> **DATASET CONTENT**
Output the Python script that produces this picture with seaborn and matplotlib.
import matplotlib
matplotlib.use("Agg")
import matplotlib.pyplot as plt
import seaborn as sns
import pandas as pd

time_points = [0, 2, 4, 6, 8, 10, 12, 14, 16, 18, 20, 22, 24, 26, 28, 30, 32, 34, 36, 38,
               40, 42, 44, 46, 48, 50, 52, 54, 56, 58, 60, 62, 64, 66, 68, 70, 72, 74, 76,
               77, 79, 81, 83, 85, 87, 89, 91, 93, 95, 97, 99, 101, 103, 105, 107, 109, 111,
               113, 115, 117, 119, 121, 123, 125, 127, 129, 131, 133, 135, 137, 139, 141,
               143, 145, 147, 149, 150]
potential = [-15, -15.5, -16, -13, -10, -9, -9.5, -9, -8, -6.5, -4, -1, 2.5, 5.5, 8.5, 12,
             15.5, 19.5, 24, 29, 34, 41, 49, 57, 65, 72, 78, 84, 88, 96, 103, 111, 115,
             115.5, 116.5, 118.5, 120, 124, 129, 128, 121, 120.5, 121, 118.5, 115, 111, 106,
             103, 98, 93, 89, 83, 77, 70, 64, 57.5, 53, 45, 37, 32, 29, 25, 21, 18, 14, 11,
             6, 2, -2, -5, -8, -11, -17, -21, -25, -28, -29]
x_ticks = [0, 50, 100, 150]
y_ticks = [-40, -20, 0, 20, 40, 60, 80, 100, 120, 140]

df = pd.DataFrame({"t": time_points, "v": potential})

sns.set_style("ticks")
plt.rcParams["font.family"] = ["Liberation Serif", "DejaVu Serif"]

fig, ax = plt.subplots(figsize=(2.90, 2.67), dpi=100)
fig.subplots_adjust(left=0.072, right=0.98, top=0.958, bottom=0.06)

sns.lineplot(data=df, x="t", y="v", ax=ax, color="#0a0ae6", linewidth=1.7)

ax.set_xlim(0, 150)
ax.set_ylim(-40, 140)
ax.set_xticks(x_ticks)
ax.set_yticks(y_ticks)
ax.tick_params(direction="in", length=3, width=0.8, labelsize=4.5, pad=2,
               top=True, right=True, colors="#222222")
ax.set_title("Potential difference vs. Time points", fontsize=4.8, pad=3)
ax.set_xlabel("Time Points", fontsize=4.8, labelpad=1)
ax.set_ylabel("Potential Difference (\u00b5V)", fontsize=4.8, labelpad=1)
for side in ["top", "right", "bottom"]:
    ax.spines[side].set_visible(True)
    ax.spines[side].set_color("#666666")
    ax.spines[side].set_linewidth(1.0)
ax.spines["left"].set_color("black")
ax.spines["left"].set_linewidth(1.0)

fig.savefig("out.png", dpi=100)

> **JOB**
Write every line of the material above again, exactly.

> **RESPONSE TO THE EXERCISE**
Output the Python script that produces this picture with seaborn and matplotlib.
import matplotlib
matplotlib.use("Agg")
import matplotlib.pyplot as plt
import seaborn as sns
import pandas as pd

time_points = [0, 2, 4, 6, 8, 10, 12, 14, 16, 18, 20, 22, 24, 26, 28, 30, 32, 34, 36, 38,
               40, 42, 44, 46, 48, 50, 52, 54, 56, 58, 60, 62, 64, 66, 68, 70, 72, 74, 76,
               77, 79, 81, 83, 85, 87, 89, 91, 93, 95, 97, 99, 101, 103, 105, 107, 109, 111,
               113, 115, 117, 119, 121, 123, 125, 127, 129, 131, 133, 135, 137, 139, 141,
               143, 145, 147, 149, 150]
potential = [-15, -15.5, -16, -13, -10, -9, -9.5, -9, -8, -6.5, -4, -1, 2.5, 5.5, 8.5, 12,
             15.5, 19.5, 24, 29, 34, 41, 49, 57, 65, 72, 78, 84, 88, 96, 103, 111, 115,
             115.5, 116.5, 118.5, 120, 124, 129, 128, 121, 120.5, 121, 118.5, 115, 111, 106,
             103, 98, 93, 89, 83, 77, 70, 64, 57.5, 53, 45, 37, 32, 29, 25, 21, 18, 14, 11,
             6, 2, -2, -5, -8, -11, -17, -21, -25, -28, -29]
x_ticks = [0, 50, 100, 150]
y_ticks = [-40, -20, 0, 20, 40, 60, 80, 100, 120, 140]

df = pd.DataFrame({"t": time_points, "v": potential})

sns.set_style("ticks")
plt.rcParams["font.family"] = ["Liberation Serif", "DejaVu Serif"]

fig, ax = plt.subplots(figsize=(2.90, 2.67), dpi=100)
fig.subplots_adjust(left=0.072, right=0.98, top=0.958, bottom=0.06)

sns.lineplot(data=df, x="t", y="v", ax=ax, color="#0a0ae6", linewidth=1.7)

ax.set_xlim(0, 150)
ax.set_ylim(-40, 140)
ax.set_xticks(x_ticks)
ax.set_yticks(y_ticks)
ax.tick_params(direction="in", length=3, width=0.8, labelsize=4.5, pad=2,
               top=True, right=True, colors="#222222")
ax.set_title("Potential difference vs. Time points", fontsize=4.8, pad=3)
ax.set_xlabel("Time Points", fontsize=4.8, labelpad=1)
ax.set_ylabel("Potential Difference (\u00b5V)", fontsize=4.8, labelpad=1)
for side in ["top", "right", "bottom"]:
    ax.spines[side].set_visible(True)
    ax.spines[side].set_color("#666666")
    ax.spines[side].set_linewidth(1.0)
ax.spines["left"].set_color("black")
ax.spines["left"].set_linewidth(1.0)

fig.savefig("out.png", dpi=100)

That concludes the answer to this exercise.